Overall improvements stem from global reorganization with tensor ops plus the zigzag layout, not from aggressive replication.

#	Task	Source	Objective & Evaluator	Result vs. Baseline/SOTA	Iterations · Time	Budget
1	Expert-Parallelism Load Balancer (MoE)	In-progress work	Balance expert-parallel load across GPUs.	Same balanceness, 5× faster runtime vs internal implementation.	300 iters · 5h	≤ $10
2	Telemetry Repair	Krentsel et al. (2024, HotNets '24)	Repair buggy network telemetry counters and calibration.	+9% better counter-repair score, +30% higher confidence calibration score than published solution.	300 iters · 8h	≤ $10
3	LLM-SQL Preprocessing	Liu et al. (2024b, MLSys '25)	Reorder tabular data to improve prefix hit rate.	Comparable hit rate, 3.9× faster runtime.	100 iters · 1h	≤ $7
4	Transaction Scheduling	Cheng et al. (2024, VLDB '24)	Minimize makespan in transaction scheduling.	20% better than greedy (offline).	100 iters · <2h	≤ $20
5	Global Model Placement	Yu et al. (2025, arXiv)	Optimize model→GPU placement cost.	18.5% cheaper than published solution.	70 iters · 40m	≤ $5
6	Can't Be Late (Single-Region)	Wu et al. (2024, NSDI '24)	Schedule deadline-driven jobs on single-region spot instances.	Up to 16% (avg 7%) higher cost savings vs SOTA.	400 iters · 5h	≤ $20
7	Can't Be Late (Multi-Region)	In-progress work	Schedule deadline-driven jobs on multi-region spot instances.	26% lower cost vs single-region baseline.	100 iters · 1h	≤ $5
8	Sparse Attention Design	Desai et al. (2025, NeurIPS '25)	Balance attention sparsity and accuracy.	7% average error and density improvement vs SOTA.	100 iters · 4h	≤ $15
9	Multi-Agent System Optimization	ICLR '24	Improve multi-agent collaboration using MAST taxonomy and rubric feedback.	7% improvement on ProgramDev.	100 iters · <2h	≤ $15
10	Cloudcast (Multi-Cloud Transfer)	Wooders et al. (2024, NSDI '24)	Optimize multi-cloud data transfer cost.	Matches SOTA cost.	100 iters · 1h	≤ $5
11	Adaptive Weight Compression	In-progress work	Assign bitrate per column to minimize bits/elem while preserving accuracy.	Similar bits/elem, 14.2% worse PPL.	200 iters · 12h	≤ $20

Table 1 (from paper): Summary of project task objectives and it's corresponding SOTA publication, performance improvements relative to SOTA and baseline solutions, and overall time/cost efficiency.

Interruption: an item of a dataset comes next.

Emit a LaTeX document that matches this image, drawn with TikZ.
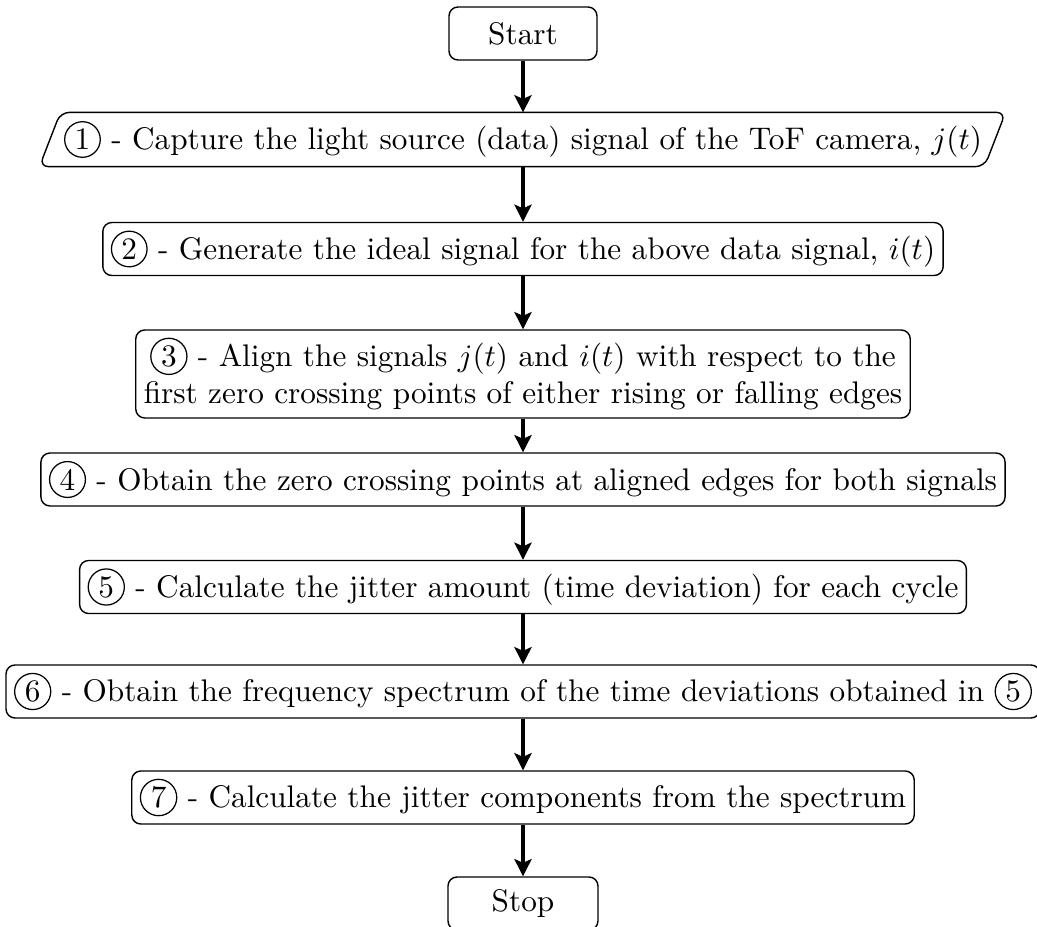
\documentclass[tikz,border=0pt]{standalone}
\usetikzlibrary{arrows.meta}
\newdimen\pxu \pxu=0.320pt
% circled step number, reset so it does not pick up the box settings around it
\newcommand{\cnum}[1]{\tikz[baseline=(cn.base)]\node[circle,draw,inner sep=1.1pt,minimum size=0pt,line width=0.4pt,rounded corners=0pt](cn){#1};}
\tikzset{
  stepbox/.style={draw,rounded corners=9\pxu,align=center,inner xsep=8\pxu,inner ysep=0pt,minimum height=53\pxu,line width=0.45pt},
  iotext/.style={align=center,inner xsep=8\pxu,inner ysep=0pt,minimum height=53\pxu},
  ioframe/.style={draw,rounded corners=9\pxu,line width=0.45pt},
  flow/.style={line width=1.3pt,-{Stealth[length=5.5pt,width=5.5pt,inset=1.2pt]}}
}
\begin{document}
\begin{tikzpicture}[x=\pxu,y=-\pxu]
\useasboundingbox (0,0) rectangle (1037,927);
\node[stepbox,minimum width=148\pxu] (start) at (523,33.5) {Start};
\node[iotext] (s1) at (523,139.5) {\cnum{1} - Capture the light source (data) signal of the ToF camera, $j(t)$};
% slanted input/output frame around step 1
\draw[ioframe] ([xshift=-16\pxu]s1.south west) -- ([xshift=5\pxu]s1.north west)
  -- ([xshift=15\pxu]s1.north east) -- ([xshift=-6\pxu]s1.south east) -- cycle;
\node[stepbox] (s2) at (523,249) {\cnum{2} - Generate the ideal signal for the above data signal, $i(t)$};
\node[stepbox,minimum height=88\pxu] (s3) at (523,374) {\cnum{3} - Align the signals $j(t)$ and $i(t)$ with respect to the\\ first zero crossing points of either rising or falling edges};
\node[stepbox] (s4) at (523,479.5) {\cnum{4} - Obtain the zero crossing points at aligned edges for both signals};
\node[stepbox] (s5) at (523,587) {\cnum{5} - Calculate the jitter amount (time deviation) for each cycle};
\node[stepbox] (s6) at (523,691.5) {\cnum{6} - Obtain the frequency spectrum of the time deviations obtained in \cnum{5}};
\node[stepbox] (s7) at (523,797.5) {\cnum{7} - Calculate the jitter components from the spectrum};
\node[stepbox,minimum width=150\pxu] (stop) at (523,903.5) {Stop};
\draw[flow] (start) -- (s1);
\draw[flow] (s1) -- (s2);
\draw[flow] (s2) -- (s3);
\draw[flow] (s3) -- (s4);
\draw[flow] (s4) -- (s5);
\draw[flow] (s5) -- (s6);
\draw[flow] (s6) -- (s7);
\draw[flow] (s7) -- (stop);
\end{tikzpicture}
\end{document}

OpenEvolve's Role in ADRS: Solution + Evaluation

User provides the problem setup:

Objectives & metrics: e.g., p99 latency, cost under SLO, throughput.
Workloads/traces: representative inputs and hold-outs.
Evaluator: deterministic system or simulator that scores candidates.
Budget & stop rules: time/iteration cap, spend cap, plateau criteria.

OpenEvolve automates (solution + evaluation) loop; like a human-researcher would do:

Code-level search: edits policy/algorithm code (not just knobs) to produce executable candidates.
Execution & scoring: runs each candidate through the evaluator; logs metrics and artifacts.
Selection & refinement: retains "best" candidates, updates prompts/seeds, and iterates.
Export & reproduce: returns the best program(s) plus a complete reproducer (config, prompts, workloads, seeds).

Summary: User defines what to optimize and how to measure it; OpenEvolve searches over how to implement it and returns measured, reproducible improvements.

Caveats & mitigations: Results can overfit to specific traces or hardware configs. Re-score winners on new workloads/hardware and validate on held-outs; OpenEvolve supports this via config-driven re-runs, fully reproducible runs (prompts/seeds/configs/workloads), and early-stop with exportable reproducers for external verification.

What this means for teams adopting OpenEvolve?

Fit & prerequisites

Works best when you have objective, verifiable metrics (throughput, cost, deadlines), representative workloads with hold-outs, and a deterministic evaluator (system or simulator).

Budget & runtime expectations

Plan for hours-scale searches with evaluation spend typically in the single to low double-digit USD range; costs scale with evaluator complexity and model choice.

Human responsibilities

You still own problem framing, evaluator fidelity (correctness/constraints), anti–reward-hacking safeguards, and validation on held-out/shifted workloads for generalization.